Question

Horizontal Asymtote

Answer 1

@e.mccormick

Answer 2

if the "degree" of the polynomial below, is GREATER than the one atop
then the horizontal asymptote is at the x-axis, that is y = 0

Answer 3

apparently that is not correct

Answer 4

Because of the root over a square, the degree comparison is not quite that easy.

Answer 5

yes it is difficult...i started and ended up getting \[\sqrt{-3/2}\] which is incorrect.

Answer 6

Hmmm.... Well, it is not that. Did you look at a graph of it?

Answer 7

no let me check

Answer 8

well it looks like its b/w -1 and 0. I think @e.mccormick

Answer 9

I got 2 of them...
https://www.desmos.com/calculator/3xfoxgi7no

Answer 10

-infinity and +infinity?

Answer 11

Horozontal asymptotes. So you are looking for end behavior.

Answer 12

yes does'nt it look like its going to +/- infinity?

Answer 13

do you know how to do this algebraically?

Answer 14

Because of the square, \(2x^2+3\) is always positive. Therefore any value is valid in the domain for that. The domain restriction is based on the 4x+2. But you want the end behavior, and because this is a top over bottom power that match, that is usually a single number. However, the top and bottom do not change signs at the same time. When a positive is put in the top it remains positive as does the bottom. But when a negative is in the top it is positive and the bottom is negative. Thus the two asymptotes.

Answer 15

Well, the degree of the top and bottom are the same, right?

Answer 16

no the degree of the top is 2 and the bottom is 1

Answer 17

No. The degree of the top is \(x^{\frac{2}{2}}\) which is 1.

Answer 18

so since both are the same would'nt it be 2/4?

Answer 19

Not quite. That is where the not so simple comes in. The coefficent of the first term on the top is not 2.

Answer 20

4?

Answer 21

\(\sqrt{2x^2+3}\) the 2 is there.
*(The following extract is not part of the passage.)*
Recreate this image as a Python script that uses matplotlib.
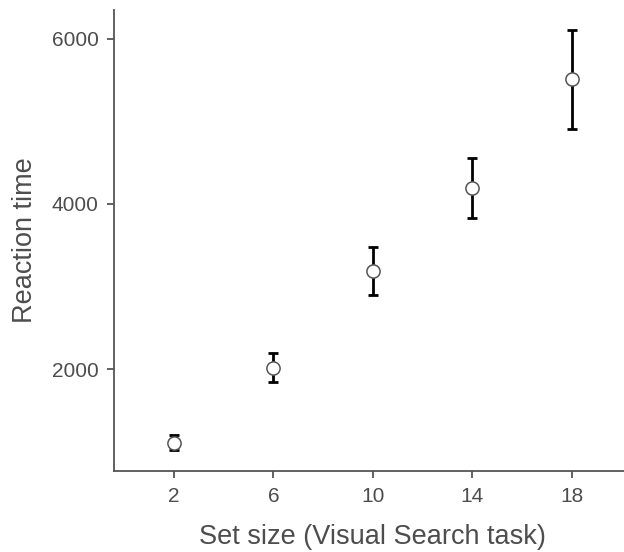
import matplotlib.pyplot as plt
import matplotlib

matplotlib.rcParams['font.family'] = ['Liberation Sans', 'DejaVu Sans']

# data
set_sizes = ['2', '6', '10', '14', '18']
mean_rt = [1110, 2015, 3185, 4195, 5510]
err_rt = [88, 175, 288, 362, 597]

fig = plt.figure(figsize=(6.24, 5.52), dpi=100)
ax = fig.add_axes([0.183, 0.147, 0.829, 0.835])

x = range(len(set_sizes))
ax.errorbar(x, mean_rt, yerr=err_rt, fmt='none', ecolor='black',
            elinewidth=2.0, capsize=3.8, capthick=2.0, zorder=2)
ax.plot(x, mean_rt, 'o', markersize=9.5, markerfacecolor='white',
        markeredgecolor='#555555', markeredgewidth=1.1, zorder=3)

ax.set_xlim(-0.6, 4.6)
ax.set_ylim(768, 6350)
ax.set_xticks(list(x))
ax.set_xticklabels(set_sizes)
ax.set_yticks([2000, 4000, 6000])

for side in ['top', 'right']:
    ax.spines[side].set_visible(False)
for side in ['left', 'bottom']:
    ax.spines[side].set_color('#555555')
    ax.spines[side].set_linewidth(1.3)

ax.tick_params(axis='both', colors='#555555', width=1.3, length=4.8,
               labelsize=15, labelcolor='#4d4d4d', pad=6.5)

ax.set_xlabel('Set size (Visual Search task)', fontsize=19.5, color='#4d4d4d', labelpad=13)
ax.set_ylabel('Reaction time', fontsize=19.5, color='#4d4d4d', labelpad=10)

plt.savefig('out.png', dpi=100)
But what else is there?

Answer 22

As in, what is modifying the value of 2?

Answer 23

Honestly, I am not sure

Answer 24

Well, then let me show you a strange but mathematically valid thing.
\(\sqrt{2x^2+3} = \sqrt{2}\sqrt{x^2+\frac{3}{2}}\)

Answer 25

Now you might think that is irrattional... but hey, it has \(\sqrt{2}\) in it... so a little irrational is normal! =P

Answer 26

So what is the coefficent of the top now?

Answer 27

1?

Answer 28

I factored it out to make it easier to see.....

Answer 29

it is not 1?

Answer 30

Nope. It involves 2 but is not 2 because 2 is modified... the 2 is still under the root.

Answer 31

so would it be the sqrt of 2?

Answer 32

Yes.

Now, put those three facts together.
1) It is the same degree on top and bottom.
2) Because the top has the root of a square it is always positive, but the bottom can be negative, so there are two h-asymp.
3) You have corefficents of \(\sqrt{2}\) on top and 4 on bottom.

Answer 33

so it would be sqrt(2)/4?

Answer 34

One of them is. What is the other?

Answer 35

-sqrt(2)/4

Answer 36

Ta Da:
https://www.desmos.com/calculator/bemlugqvow

Answer 37

i tried both the answers and it was not accepted

Answer 38

nvm it worked!

Answer 39

As a comma separated list with symbolic notation and fractions?

Answer 40

Yes that was the problem

Answer 41

Ah, kk. Hehe.

Answer 42

Now I have a question...how did you modify the top and how did you know to do so?

Answer 43

I didn't modify the top. I knew that it was a square under a root and therefore the highest degree of the top was 1.

Answer 44

oh because the exponent cancels because of the square root. correct?

Answer 45

Exactly! Because in general \(\sqrt{a^2}=a\) . The definition of absolute value.

Then, because the top and the bottom were the same degree, the asymptotes would be the ratio of their coefficents.

The tricky part was finding that and realizing the sign change could happen. Absolute value over something that is not an absolute value.

Answer 46

but why did the sqrt stay...shouldnt it have disapeared because of the 2nd power?

Answer 47

And by tricky finding that I meant tricky finding the coeficents. Not exactly the numbers.

Answer 48

It dissapeared on the x. \((2x)^2\ne 2x^2\)

Answer 49

ahh okay gotcha! thanks again

Answer 50

np. Yah, this one took a little more doing and thinking, but hopefully you will remember how this worked.